Make Your Own Bad Guy in LEGO DC Super-Villains - Preview

by Evan Norris , posted on 09 October 2018 / 4,747 Views

LEGO games have been around in one form or another since 1995, and over the years they've found a safe, easy niche. LEGO DC Super-Villains, the latest co-op brawler from TT Games, sits—at least based on its New York Comic Con demo—firmly inside that niche. It boasts button-mashing combat, light problem-solving, and character collection, all set to a goofy, tongue-in-cheek, family-friendly storyline. Where it departs from the norm—and where it makes a more favorable impression—is with art direction, move-sets, and, most of all, a surprisingly deep character customizer.

LEGO DC Super-Villains NYCC

If you're expecting a quantum shift in mechanics and gameplay loops in this latest LEGO title, lower your expectations. This is the same simple local co-op brawling you've come to know since the sixth generation. Super-villains (swappable on the fly) beat up on guards and heroes, flip switches and solve puzzles, and collect lots of studs along the way. There's also a large open world—although I didn't see it during the demo—that covers Metropolis, Gotham City, Smallville, etc. This is a LEGO game, for better or worse.

Some small and large changes make it an attractive proposition, however. The art design, drenched in vibrant hues and peppered with graffiti font, is more adventurous and fun than your standard brick-based game. It's weird and slightly unhinged—an ideal match for a piece of software designed around a group of psychopaths.

The wide assortment of move-sets and attacks that come with that group is interesting, also. Each of the baddies, whether Harley Quinn or Solomon Grundy, has a different weight and feel, and a unique set of offensive maneuvers. Flying about as Lex Luthor in his warsuit and spraying neon death was easily the most mechanically-satisfying part of the demo; he coud certainly star in his own game.

LEGO DC Super-Villains

What sets Super-Villains apart most significantly from the LEGO pack, though, is its deep character customizer. "We've had character customizers before, but always as a free play thing, as an afterthought," said TT Games' Arthur Parsons at this year's E3. "This time it's front and center." Indeed, the first thing you do in the game, after watching a cinematic cut-scene, is create a custom villain. It's truly built into the game. On Stryker's Island, Commissioner Gordon presses an imprisoned Lex Luthor to describe in detail the identity of a mystery villain. That's your cue as a player to craft your own bad guy.

During my demo, some of the customization tabs were locked, but even without the full suite of variables the total number of options was almost overwhelming. You can alter heads, bodies, limbs, faces, hair, capes, hats, accessories, weapons—all of which have their own color options—or hit the randomize button to create some unpredictable combination. I probably spent a third of my demo tinkering around with my custom villain, who ended up looking like a mix between Gene Shalit and The Greatest American Hero.

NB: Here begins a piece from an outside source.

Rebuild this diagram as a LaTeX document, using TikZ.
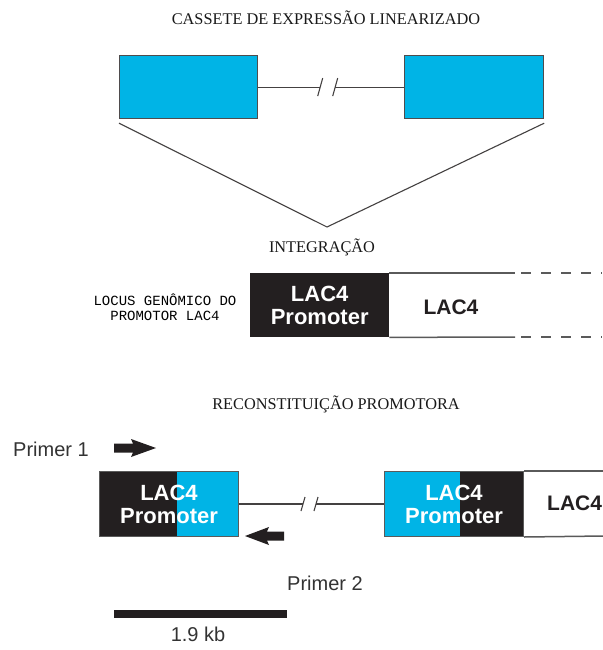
\documentclass[tikz,border=0pt]{standalone}
\usepackage{fontspec}
\setmainfont{Liberation Serif}
\newfontfamily\arialf{Liberation Sans}
\newfontfamily\monof{Liberation Mono}
\definecolor{cassblue}{RGB}{0,180,230}
\definecolor{boxblack}{RGB}{35,31,32}
\definecolor{linegray}{RGB}{90,90,90}
\tikzset{
  cbox/.style={draw=boxblack!80, line width=1.2pt, fill=cassblue, anchor=north west, inner sep=0pt},
  title/.style={font=\fontsize{16.3}{18}\selectfont, text=black!90, inner sep=0pt},
  promo/.style={anchor=north west, inner sep=0pt, text=white, align=center,
     font=\arialf\bfseries\fontsize{22}{26}\selectfont},
  gene/.style={inner sep=0pt, font=\arialf\bfseries\fontsize{21}{24}\selectfont, text=boxblack},
  lbl/.style={inner sep=0pt, font=\arialf\fontsize{20}{24}\selectfont, text=black!80},
  thin/.style={draw=boxblack!85, line width=1.1pt},
  locline/.style={draw=linegray, line width=1.5pt},
  primerfill/.style={fill=boxblack},
}
\begin{document}
\begin{tikzpicture}[x=1pt,y=-1pt]
\useasboundingbox (0,0) rectangle (602,650);
\fill[white] (0,0) rectangle (602,650);

% ---- cassette
\node[title] (t1) at (326,18) {CASSETE DE EXPRESSÃO LINEARIZADO};
\node[cbox, minimum width=138pt, minimum height=63pt] (cL) at (119,55) {};
\node[cbox, minimum width=139pt, minimum height=63pt] (cR) at (404,55) {};
\path (cL.east) ++(62,0) coordinate (b1) ++(15,0) coordinate (b2);
\draw[thin] (cL.east) -- (b1);
\draw[thin] (b2) -- (cR.west);
\draw[thin] (b1) ++(-2.5,9) -- ++(5,-18);
\draw[thin] (b2) ++(-2.5,9) -- ++(5,-18);
\coordinate (apex) at (327,227);
\draw[thin] ([yshift=-4pt]cL.south west) -- (apex) -- ([yshift=-4pt]cR.south east);

\node[title] (t2) at (322,247) {INTEGRAÇÃO};

% ---- genomic locus
\node[inner sep=0pt, align=center, font=\monof\fontsize{14}{15}\selectfont, text=black] (loc) at (165,307) {LOCUS GENÔMICO DO\\PROMOTOR LAC4};
\node[promo, fill=boxblack, minimum width=139pt, minimum height=64pt] (pbox) at (250,273) {LAC4\\[-3pt]Promoter};
\coordinate (lt1) at (515,273);
\coordinate (lt2) at (521,273);
\coordinate (lt3) at (602,273);
\coordinate (lb1) at (515,337);
\coordinate (lb2) at (521,337);
\coordinate (lb3) at (602,337);
\draw[locline] (pbox.north east) -- (lt1);
\draw[locline] (pbox.south east) -- (lb1);
\draw[locline, dash pattern=on 10pt off 10pt] (lt2) -- (lt3);
\draw[locline, dash pattern=on 10pt off 10pt] (lb2) -- (lb3);
\node[gene] (g1) at (451,307) {LAC4};

\node[title] (t3) at (336,404) {RECONSTITUIÇÃO PROMOTORA};

% ---- reconstituted promoter
\node[lbl, anchor=west] (pr1) at (13,449) {Primer 1};
\coordinate (a1s) at (114,448);
\fill[primerfill] (a1s) ++(0,-4.5) -- ++(19,0) -- ++(-2,-4.5) -- ++(25,9) -- ++(-25,9) -- ++(2,-4.5) -- ++(-19,0) -- cycle;

\fill[boxblack] (99,471) rectangle (177,536);
\fill[cassblue] (177,471) rectangle (238,536);
\node[promo, draw=linegray, line width=1pt, minimum width=139pt, minimum height=65pt] (lbox) at (99,471) {LAC4\\[-3pt]Promoter};

\fill[cassblue] (384,471) rectangle (460,536);
\fill[boxblack] (460,471) rectangle (523,536);
\node[promo, draw=linegray, line width=1pt, minimum width=139pt, minimum height=65pt] (rbox) at (384,471) {LAC4\\[-3pt]Promoter};
\coordinate (rt) at (604,471);
\coordinate (rb) at (604,536);
\draw[locline] (rbox.north east) -- (rt);
\draw[locline] (rbox.south east) -- (rb);
\node[gene, anchor=west] (g2) at (547,503) {LAC4};

\path (lbox.east) ++(64,0) coordinate (b3) ++(13,0) coordinate (b4);
\draw[thin] (lbox.east) -- (b3);
\draw[thin] (b4) -- (rbox.west);
\draw[thin] (b3) ++(-2,7) -- ++(4,-14);
\draw[thin] (b4) ++(-2,7) -- ++(4,-14);

\coordinate (a2s) at (284,536);
\fill[primerfill] (a2s) ++(0,-4.5) -- ++(-17,0) -- ++(2,-4.5) -- ++(-24,9) -- ++(24,9) -- ++(-2,-4.5) -- ++(17,0) -- cycle;
\node[lbl] (pr2) at (325,583) {Primer 2};

% ---- scale bar
\coordinate (s1) at (114,614);
\coordinate (s2) at (287,614);
\draw[boxblack, line width=8pt] (s1) -- (s2);
\node[lbl] (kb) at (198,634) {1.9 kb};
\end{tikzpicture}
\end{document}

LEGO DC Super-Villains Solomon

I was also able to choose introductory powers for my unique felon, and watch those powers grow at the end of the demo's first chapter. Yes, Super-Villains has some "RPG-lite" features, to quote Parsons. TT Games even promises the actions of the player-created super-villain will have some effect on the story's ending.

It's far too early to tell where Super-Villains will fall on the LEGO spectrum. The more open-ended franchise games tend to be the best, and this title suggests a liberating sandbox spread across several DC habitats. That, paired with a host of mechanically-diverse villains, a novel artistic approach, and an engrossing character creation tool, seem to signal good things to come—despite the fool-proof gameplay typical of the series.